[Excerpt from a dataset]
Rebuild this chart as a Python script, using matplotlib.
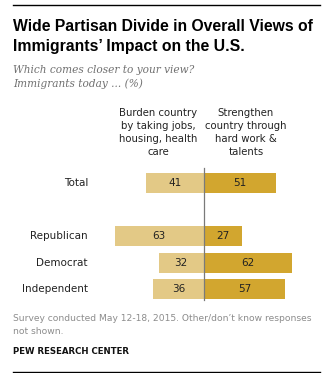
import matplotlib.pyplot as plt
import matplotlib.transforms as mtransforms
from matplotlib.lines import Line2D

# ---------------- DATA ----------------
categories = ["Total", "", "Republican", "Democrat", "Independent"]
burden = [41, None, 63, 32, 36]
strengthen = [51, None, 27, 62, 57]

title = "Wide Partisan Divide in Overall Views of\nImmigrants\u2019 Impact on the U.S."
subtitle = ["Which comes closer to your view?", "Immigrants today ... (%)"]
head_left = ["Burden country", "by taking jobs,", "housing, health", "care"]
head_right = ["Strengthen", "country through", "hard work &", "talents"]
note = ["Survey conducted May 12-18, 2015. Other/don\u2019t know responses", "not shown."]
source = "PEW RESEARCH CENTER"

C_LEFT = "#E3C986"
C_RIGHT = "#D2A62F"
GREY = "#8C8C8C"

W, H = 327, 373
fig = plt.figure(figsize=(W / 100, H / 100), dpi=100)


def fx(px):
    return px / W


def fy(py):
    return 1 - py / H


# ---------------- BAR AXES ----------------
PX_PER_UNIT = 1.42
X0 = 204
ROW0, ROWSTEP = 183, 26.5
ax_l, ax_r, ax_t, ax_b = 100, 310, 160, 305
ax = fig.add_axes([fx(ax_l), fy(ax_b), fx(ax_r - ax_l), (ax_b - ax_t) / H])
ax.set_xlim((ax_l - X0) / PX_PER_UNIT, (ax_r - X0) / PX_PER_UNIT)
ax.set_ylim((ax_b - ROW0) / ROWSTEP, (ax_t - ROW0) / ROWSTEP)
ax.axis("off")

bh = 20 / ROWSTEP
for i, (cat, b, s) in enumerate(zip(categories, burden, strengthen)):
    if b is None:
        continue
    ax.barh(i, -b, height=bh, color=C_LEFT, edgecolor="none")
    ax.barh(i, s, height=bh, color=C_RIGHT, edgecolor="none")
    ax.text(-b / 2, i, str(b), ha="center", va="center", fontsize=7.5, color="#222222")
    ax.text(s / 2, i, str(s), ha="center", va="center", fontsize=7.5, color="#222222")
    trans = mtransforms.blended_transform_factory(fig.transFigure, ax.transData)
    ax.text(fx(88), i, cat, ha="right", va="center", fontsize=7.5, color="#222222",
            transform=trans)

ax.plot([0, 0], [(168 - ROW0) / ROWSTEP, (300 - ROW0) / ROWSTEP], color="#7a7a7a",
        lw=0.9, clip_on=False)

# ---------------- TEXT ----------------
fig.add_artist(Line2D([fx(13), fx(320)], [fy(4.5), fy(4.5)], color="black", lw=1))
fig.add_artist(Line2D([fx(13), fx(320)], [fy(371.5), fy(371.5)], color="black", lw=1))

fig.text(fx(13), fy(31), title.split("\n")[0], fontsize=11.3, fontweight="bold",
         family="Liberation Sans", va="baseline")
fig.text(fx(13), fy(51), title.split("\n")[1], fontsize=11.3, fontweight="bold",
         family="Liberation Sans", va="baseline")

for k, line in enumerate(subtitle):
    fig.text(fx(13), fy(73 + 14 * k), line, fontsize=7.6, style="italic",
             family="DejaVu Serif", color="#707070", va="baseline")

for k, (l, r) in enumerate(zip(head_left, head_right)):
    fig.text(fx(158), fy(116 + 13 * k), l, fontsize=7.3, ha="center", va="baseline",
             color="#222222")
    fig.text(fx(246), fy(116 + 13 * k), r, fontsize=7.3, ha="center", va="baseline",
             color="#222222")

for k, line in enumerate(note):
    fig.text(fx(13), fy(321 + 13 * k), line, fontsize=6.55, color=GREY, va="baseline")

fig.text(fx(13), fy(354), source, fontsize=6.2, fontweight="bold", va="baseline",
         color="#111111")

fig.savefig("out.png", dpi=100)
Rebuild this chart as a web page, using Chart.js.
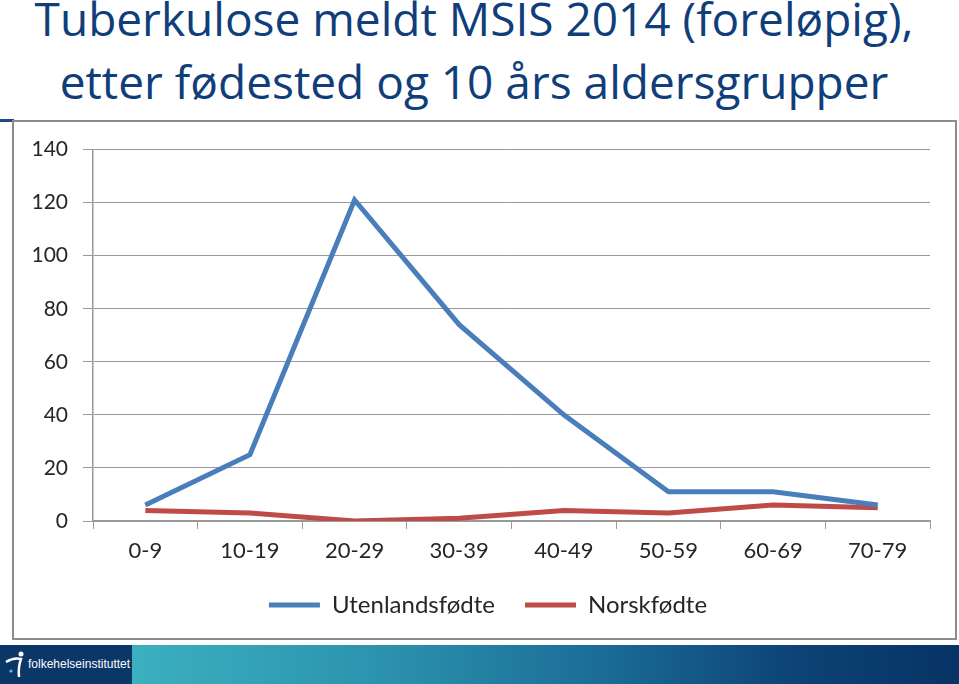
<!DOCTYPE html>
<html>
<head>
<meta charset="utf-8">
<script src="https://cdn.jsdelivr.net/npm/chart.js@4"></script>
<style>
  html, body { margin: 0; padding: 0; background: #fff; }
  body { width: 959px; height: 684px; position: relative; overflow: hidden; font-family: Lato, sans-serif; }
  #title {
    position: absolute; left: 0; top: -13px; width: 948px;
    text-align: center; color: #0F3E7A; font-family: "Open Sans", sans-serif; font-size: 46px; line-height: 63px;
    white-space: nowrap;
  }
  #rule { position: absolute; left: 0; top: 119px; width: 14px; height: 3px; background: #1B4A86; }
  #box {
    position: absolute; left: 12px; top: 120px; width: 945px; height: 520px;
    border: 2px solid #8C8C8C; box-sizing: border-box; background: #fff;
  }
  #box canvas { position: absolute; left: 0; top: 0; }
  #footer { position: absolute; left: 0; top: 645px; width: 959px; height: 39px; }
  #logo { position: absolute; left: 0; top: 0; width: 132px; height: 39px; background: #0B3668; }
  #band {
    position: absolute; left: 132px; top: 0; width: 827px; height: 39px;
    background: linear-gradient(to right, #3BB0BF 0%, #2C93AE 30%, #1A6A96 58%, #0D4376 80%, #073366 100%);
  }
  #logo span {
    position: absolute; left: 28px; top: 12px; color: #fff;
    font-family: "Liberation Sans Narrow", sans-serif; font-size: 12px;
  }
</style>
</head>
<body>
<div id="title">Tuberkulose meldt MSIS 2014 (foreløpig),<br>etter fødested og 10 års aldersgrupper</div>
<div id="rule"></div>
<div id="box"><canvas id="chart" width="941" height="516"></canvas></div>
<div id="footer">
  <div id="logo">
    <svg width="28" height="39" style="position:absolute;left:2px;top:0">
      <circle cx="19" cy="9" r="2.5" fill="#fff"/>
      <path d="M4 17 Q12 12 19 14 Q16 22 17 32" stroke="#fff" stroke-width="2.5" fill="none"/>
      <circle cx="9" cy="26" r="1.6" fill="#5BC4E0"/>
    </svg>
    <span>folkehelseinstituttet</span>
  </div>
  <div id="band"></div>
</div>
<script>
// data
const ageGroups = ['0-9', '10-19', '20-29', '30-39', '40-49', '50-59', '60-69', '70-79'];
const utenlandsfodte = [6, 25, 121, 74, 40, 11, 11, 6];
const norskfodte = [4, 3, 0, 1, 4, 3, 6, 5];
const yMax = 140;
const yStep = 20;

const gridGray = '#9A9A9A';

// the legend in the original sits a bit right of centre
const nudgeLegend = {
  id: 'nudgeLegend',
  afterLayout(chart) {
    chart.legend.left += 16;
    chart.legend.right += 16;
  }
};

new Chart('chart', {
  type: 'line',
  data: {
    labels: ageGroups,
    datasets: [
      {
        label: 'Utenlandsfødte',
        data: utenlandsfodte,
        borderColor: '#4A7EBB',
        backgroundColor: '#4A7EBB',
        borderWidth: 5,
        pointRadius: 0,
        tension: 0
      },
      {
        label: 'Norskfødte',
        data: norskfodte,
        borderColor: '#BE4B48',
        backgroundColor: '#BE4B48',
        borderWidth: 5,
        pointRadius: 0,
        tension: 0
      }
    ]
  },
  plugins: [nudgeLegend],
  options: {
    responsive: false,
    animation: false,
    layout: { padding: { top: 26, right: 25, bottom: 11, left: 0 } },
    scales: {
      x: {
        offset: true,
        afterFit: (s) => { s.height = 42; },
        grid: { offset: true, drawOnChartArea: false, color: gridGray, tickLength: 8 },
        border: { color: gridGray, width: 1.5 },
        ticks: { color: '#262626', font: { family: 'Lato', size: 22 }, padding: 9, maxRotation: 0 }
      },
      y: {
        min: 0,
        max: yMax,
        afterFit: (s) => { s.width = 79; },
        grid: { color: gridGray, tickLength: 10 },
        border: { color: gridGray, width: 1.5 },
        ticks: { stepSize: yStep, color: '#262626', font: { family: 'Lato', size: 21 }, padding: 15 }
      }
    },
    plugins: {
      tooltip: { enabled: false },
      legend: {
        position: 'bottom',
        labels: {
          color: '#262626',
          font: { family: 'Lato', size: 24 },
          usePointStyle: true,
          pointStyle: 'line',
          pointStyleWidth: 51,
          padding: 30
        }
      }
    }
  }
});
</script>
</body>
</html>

Instruction =>
Print exactly the first line of the entries and every line after it through the one that contains "strengthen = [51, None, 27, 62, 57]", leaving the pictures out.

Task result =>
Rebuild this chart as a Python script, using matplotlib.
import matplotlib.pyplot as plt
import matplotlib.transforms as mtransforms
from matplotlib.lines import Line2D

# ---------------- DATA ----------------
categories = ["Total", "", "Republican", "Democrat", "Independent"]
burden = [41, None, 63, 32, 36]
strengthen = [51, None, 27, 62, 57]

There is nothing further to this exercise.